* start *
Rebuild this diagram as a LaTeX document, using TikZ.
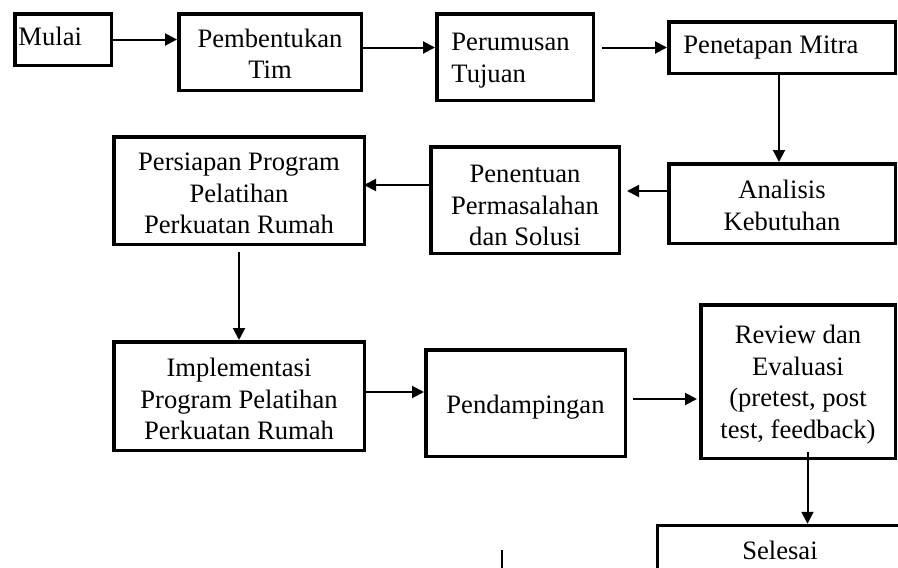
\documentclass[tikz,border=0pt]{standalone}
\usepackage{fontspec}
\setmainfont{Liberation Serif}
\usetikzlibrary{arrows.meta,calc}
\begin{document}
\begin{tikzpicture}[x=1pt,y=-1pt,
  box/.style={draw, line width=3.5pt, inner sep=0pt},
  txt/.style={inner sep=0pt, align=center, font=\fontsize{26.6}{31.5}\selectfont},
  ltxt/.style={txt, align=left},
  conn/.style={line width=2pt, -{Triangle[length=12pt,width=12pt]}},
]
\useasboundingbox (0,0) rectangle (898,568);
\clip (0,0) rectangle (898,568);

% boxes
\node[box, minimum width=96.5pt, minimum height=51.5pt] (mulai) at (63,39.5) {};
\node[box, minimum width=182.5pt, minimum height=76.5pt] (tim) at (270,52) {};
\node[box, minimum width=156.5pt, minimum height=86.5pt] (tujuan) at (515,57) {};
\node[box, minimum width=226.5pt, minimum height=51.5pt] (mitra) at (782,47.5) {};
\node[box, minimum width=226.5pt, minimum height=79.5pt] (analisis) at (782,203.5) {};
\node[box, minimum width=188.5pt, minimum height=106.5pt] (penentuan) at (525,200) {};
\node[box, minimum width=250.5pt, minimum height=107.5pt] (persiapan) at (239,190.5) {};
\node[box, minimum width=250.5pt, minimum height=108.5pt] (implementasi) at (239,396) {};
\node[box, minimum width=199.5pt, minimum height=106.5pt] (pendampingan) at (525.5,403) {};
\node[box, minimum width=194.5pt, minimum height=153.5pt] (review) at (798,381.5) {};
\node[box, anchor=north west, minimum width=300pt, minimum height=100pt] (selesai) at (655.75,523.75) {};

% texts
\node[ltxt, anchor=west] (mulait) at ($(mulai.west)+(5.25,-3)$) {Mulai};
\node[txt] (timt) at ($(tim.center)+(0,2)$) {Pembentukan\\Tim};
\node[ltxt, anchor=west] (tujuant) at ($(tujuan.west)+(16.25,3.5)$) {Perumusan\\Tujuan};
\node[ltxt, anchor=west] (mitrat) at ($(mitra.west)+(16.25,0)$) {Penetapan Mitra};
\node[txt] (analisist) at ($(analisis.center)+(0,2)$) {Analisis\\Kebutuhan};
\node[txt] (penentuant) at ($(penentuan.center)+(0,5.5)$) {Penentuan\\Permasalahan\\dan Solusi};
\node[txt] (persiapant) at ($(persiapan.center)+(0,3)$) {Persiapan Program\\Pelatihan\\Perkuatan Rumah};
\node[txt] (implementasit) at ($(implementasi.center)+(0,3)$) {Implementasi\\Program Pelatihan\\Perkuatan Rumah};
\node[txt] (pendampingant) at ($(pendampingan.center)+(0,4)$) {Pendampingan};
\node[txt] (reviewt) at ($(review.center)+(0,3)$) {Review dan\\Evaluasi\\(pretest, post\\test, feedback)};
\node[txt] (selesait) at (780,550) {Selesai};

% connectors
\draw[conn] (mulai.east) -- (mulai.east -| tim.west);
\draw[conn] (tim.east |- mitra.west) -- (tujuan.west |- mitra.west);
\draw[conn] ($(tujuan.east |- mitra.west)+(7,0)$) -- (mitra.west);
\draw[conn] ($(mitra.south)+(-3,0)$) -- ($(analisis.north)+(-3,0)$);
\draw[conn] ($(analisis.west)+(0,-12.5)$) -- ($(penentuan.east |- analisis.west)+(6,-12.5)$);
\draw[conn] ($(penentuan.west)+(0,-15)$) -- ($(persiapan.east |- penentuan.west)+(-2,-15)$);
\draw[conn] ($(persiapan.south)+(0,6)$) -- (implementasi.north);
\draw[conn] ($(implementasi.east)+(0,-4)$) -- ($(pendampingan.west |- implementasi.east)+(0,-4)$);
\draw[conn] ($(pendampingan.east)+(6,-4)$) -- ($(review.west |- pendampingan.east)+(-2,-4)$);
\draw[conn] ($(review.south -| selesai.north)+(0,-8)$) -- (selesai.north);

\coordinate (cursor) at (502,550);
\draw[line width=1.2pt] (cursor) -- ++(0,20);
\end{tikzpicture}
\end{document}
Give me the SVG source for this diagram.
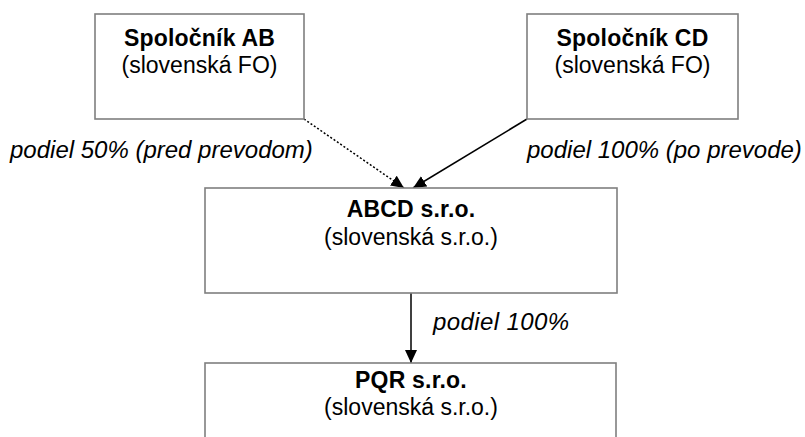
<svg xmlns="http://www.w3.org/2000/svg" width="805" height="437" viewBox="0 0 805 437">
<defs>
<marker id="arr" markerWidth="14" markerHeight="12" refX="13" refY="6" orient="auto" markerUnits="userSpaceOnUse">
<path d="M0,0 L13,6 L0,12 Z" fill="#000"/>
</marker>
<style>
.box{fill:#fff;stroke:#7f7f7f;stroke-width:1.6}
.t{font-family:"Liberation Sans",Arial,sans-serif;font-size:23px;fill:#000;text-anchor:middle}
.b{font-weight:bold;letter-spacing:0.2px}
.lab{font-family:"Liberation Sans",Arial,sans-serif;font-size:24px;font-style:italic;fill:#000}
.c{stroke:#000;stroke-width:1.5;fill:none}
</style>
</defs>
<rect width="805" height="437" fill="#fff"/>
<g id="connectors">
<line class="c" x1="304" y1="119" x2="404" y2="188" stroke-dasharray="2,2" marker-end="url(#arr)"/>
<line class="c" x1="527" y1="119" x2="413" y2="188" marker-end="url(#arr)"/>
<line class="c" x1="411" y1="293" x2="411" y2="363" marker-end="url(#arr)"/>
<text class="lab" x="10" y="158">podiel 50% (pred prevodom)</text>
<text class="lab" x="527" y="158">podiel 100% (po prevode)</text>
<text class="lab" x="433" y="330" letter-spacing="0.4">podiel 100%</text>
</g>
<g id="ab">
<rect class="box" x="95" y="14" width="209" height="105"/>
<text class="t b" x="199.5" y="46">Spoločník AB</text>
<text class="t" x="199.5" y="73">(slovenská FO)</text>
</g>
<g id="cd">
<rect class="box" x="527" y="14" width="211" height="105"/>
<text class="t b" x="632.5" y="46">Spoločník CD</text>
<text class="t" x="632.5" y="73">(slovenská FO)</text>
</g>
<g id="abcd">
<rect class="box" x="205" y="188" width="412" height="105"/>
<text class="t b" x="411" y="217">ABCD s.r.o.</text>
<text class="t" x="411" y="245">(slovenská s.r.o.)</text>
</g>
<g id="pqr">
<rect class="box" x="205" y="363" width="411" height="105"/>
<text class="t b" x="411" y="388">PQR s.r.o.</text>
<text class="t" x="411" y="415">(slovenská s.r.o.)</text>
</g>
</svg>
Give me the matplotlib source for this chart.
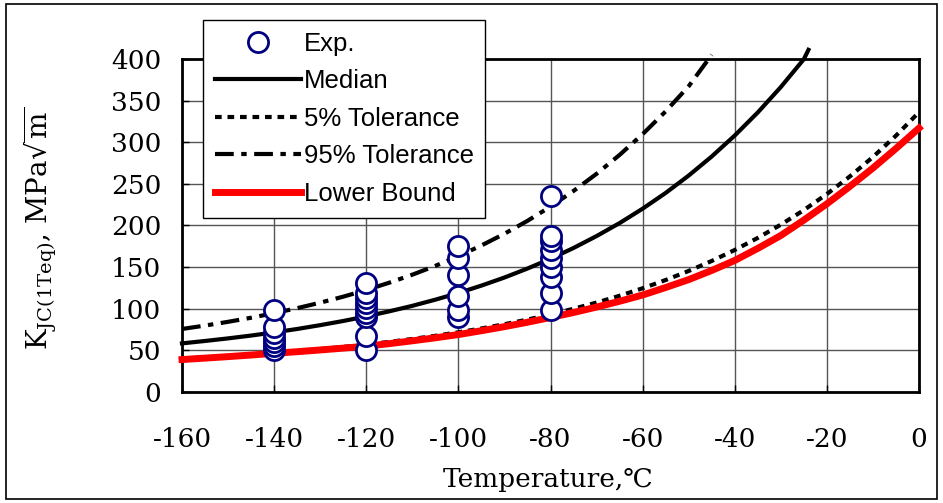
* end *
Instruction: Repeat the lines above exactly, and keep every picture out.

Response:
Rebuild this diagram as a LaTeX document, using TikZ.
\documentclass[tikz,border=0pt]{standalone}
\usepackage{fontspec}
\setmainfont{Liberation Serif}
\usetikzlibrary{arrows.meta,calc}
\begin{document}
\begin{tikzpicture}[x=1pt,y=-1pt,
  box/.style={draw, line width=3.5pt, inner sep=0pt},
  txt/.style={inner sep=0pt, align=center, font=\fontsize{26.6}{31.5}\selectfont},
  ltxt/.style={txt, align=left},
  conn/.style={line width=2pt, -{Triangle[length=12pt,width=12pt]}},
]
\useasboundingbox (0,0) rectangle (898,568);
\clip (0,0) rectangle (898,568);

% boxes
\node[box, minimum width=96.5pt, minimum height=51.5pt] (mulai) at (63,39.5) {};
\node[box, minimum width=182.5pt, minimum height=76.5pt] (tim) at (270,52) {};
\node[box, minimum width=156.5pt, minimum height=86.5pt] (tujuan) at (515,57) {};
\node[box, minimum width=226.5pt, minimum height=51.5pt] (mitra) at (782,47.5) {};
\node[box, minimum width=226.5pt, minimum height=79.5pt] (analisis) at (782,203.5) {};
\node[box, minimum width=188.5pt, minimum height=106.5pt] (penentuan) at (525,200) {};
\node[box, minimum width=250.5pt, minimum height=107.5pt] (persiapan) at (239,190.5) {};
\node[box, minimum width=250.5pt, minimum height=108.5pt] (implementasi) at (239,396) {};
\node[box, minimum width=199.5pt, minimum height=106.5pt] (pendampingan) at (525.5,403) {};
\node[box, minimum width=194.5pt, minimum height=153.5pt] (review) at (798,381.5) {};
\node[box, anchor=north west, minimum width=300pt, minimum height=100pt] (selesai) at (655.75,523.75) {};

% texts
\node[ltxt, anchor=west] (mulait) at ($(mulai.west)+(5.25,-3)$) {Mulai};
\node[txt] (timt) at ($(tim.center)+(0,2)$) {Pembentukan\\Tim};
\node[ltxt, anchor=west] (tujuant) at ($(tujuan.west)+(16.25,3.5)$) {Perumusan\\Tujuan};
\node[ltxt, anchor=west] (mitrat) at ($(mitra.west)+(16.25,0)$) {Penetapan Mitra};
\node[txt] (analisist) at ($(analisis.center)+(0,2)$) {Analisis\\Kebutuhan};
\node[txt] (penentuant) at ($(penentuan.center)+(0,5.5)$) {Penentuan\\Permasalahan\\dan Solusi};
\node[txt] (persiapant) at ($(persiapan.center)+(0,3)$) {Persiapan Program\\Pelatihan\\Perkuatan Rumah};
\node[txt] (implementasit) at ($(implementasi.center)+(0,3)$) {Implementasi\\Program Pelatihan\\Perkuatan Rumah};
\node[txt] (pendampingant) at ($(pendampingan.center)+(0,4)$) {Pendampingan};
\node[txt] (reviewt) at ($(review.center)+(0,3)$) {Review dan\\Evaluasi\\(pretest, post\\test, feedback)};
\node[txt] (selesait) at (780,550) {Selesai};

% connectors
\draw[conn] (mulai.east) -- (mulai.east -| tim.west);
\draw[conn] (tim.east |- mitra.west) -- (tujuan.west |- mitra.west);
\draw[conn] ($(tujuan.east |- mitra.west)+(7,0)$) -- (mitra.west);
\draw[conn] ($(mitra.south)+(-3,0)$) -- ($(analisis.north)+(-3,0)$);
\draw[conn] ($(analisis.west)+(0,-12.5)$) -- ($(penentuan.east |- analisis.west)+(6,-12.5)$);
\draw[conn] ($(penentuan.west)+(0,-15)$) -- ($(persiapan.east |- penentuan.west)+(-2,-15)$);
\draw[conn] ($(persiapan.south)+(0,6)$) -- (implementasi.north);
\draw[conn] ($(implementasi.east)+(0,-4)$) -- ($(pendampingan.west |- implementasi.east)+(0,-4)$);
\draw[conn] ($(pendampingan.east)+(6,-4)$) -- ($(review.west |- pendampingan.east)+(-2,-4)$);
\draw[conn] ($(review.south -| selesai.north)+(0,-8)$) -- (selesai.north);

\coordinate (cursor) at (502,550);
\draw[line width=1.2pt] (cursor) -- ++(0,20);
\end{tikzpicture}
\end{document}
Give me the SVG source for this diagram.
<svg xmlns="http://www.w3.org/2000/svg" width="805" height="437" viewBox="0 0 805 437">
<defs>
<marker id="arr" markerWidth="14" markerHeight="12" refX="13" refY="6" orient="auto" markerUnits="userSpaceOnUse">
<path d="M0,0 L13,6 L0,12 Z" fill="#000"/>
</marker>
<style>
.box{fill:#fff;stroke:#7f7f7f;stroke-width:1.6}
.t{font-family:"Liberation Sans",Arial,sans-serif;font-size:23px;fill:#000;text-anchor:middle}
.b{font-weight:bold;letter-spacing:0.2px}
.lab{font-family:"Liberation Sans",Arial,sans-serif;font-size:24px;font-style:italic;fill:#000}
.c{stroke:#000;stroke-width:1.5;fill:none}
</style>
</defs>
<rect width="805" height="437" fill="#fff"/>
<g id="connectors">
<line class="c" x1="304" y1="119" x2="404" y2="188" stroke-dasharray="2,2" marker-end="url(#arr)"/>
<line class="c" x1="527" y1="119" x2="413" y2="188" marker-end="url(#arr)"/>
<line class="c" x1="411" y1="293" x2="411" y2="363" marker-end="url(#arr)"/>
<text class="lab" x="10" y="158">podiel 50% (pred prevodom)</text>
<text class="lab" x="527" y="158">podiel 100% (po prevode)</text>
<text class="lab" x="433" y="330" letter-spacing="0.4">podiel 100%</text>
</g>
<g id="ab">
<rect class="box" x="95" y="14" width="209" height="105"/>
<text class="t b" x="199.5" y="46">Spoločník AB</text>
<text class="t" x="199.5" y="73">(slovenská FO)</text>
</g>
<g id="cd">
<rect class="box" x="527" y="14" width="211" height="105"/>
<text class="t b" x="632.5" y="46">Spoločník CD</text>
<text class="t" x="632.5" y="73">(slovenská FO)</text>
</g>
<g id="abcd">
<rect class="box" x="205" y="188" width="412" height="105"/>
<text class="t b" x="411" y="217">ABCD s.r.o.</text>
<text class="t" x="411" y="245">(slovenská s.r.o.)</text>
</g>
<g id="pqr">
<rect class="box" x="205" y="363" width="411" height="105"/>
<text class="t b" x="411" y="388">PQR s.r.o.</text>
<text class="t" x="411" y="415">(slovenská s.r.o.)</text>
</g>
</svg>
Give me the matplotlib source for this chart.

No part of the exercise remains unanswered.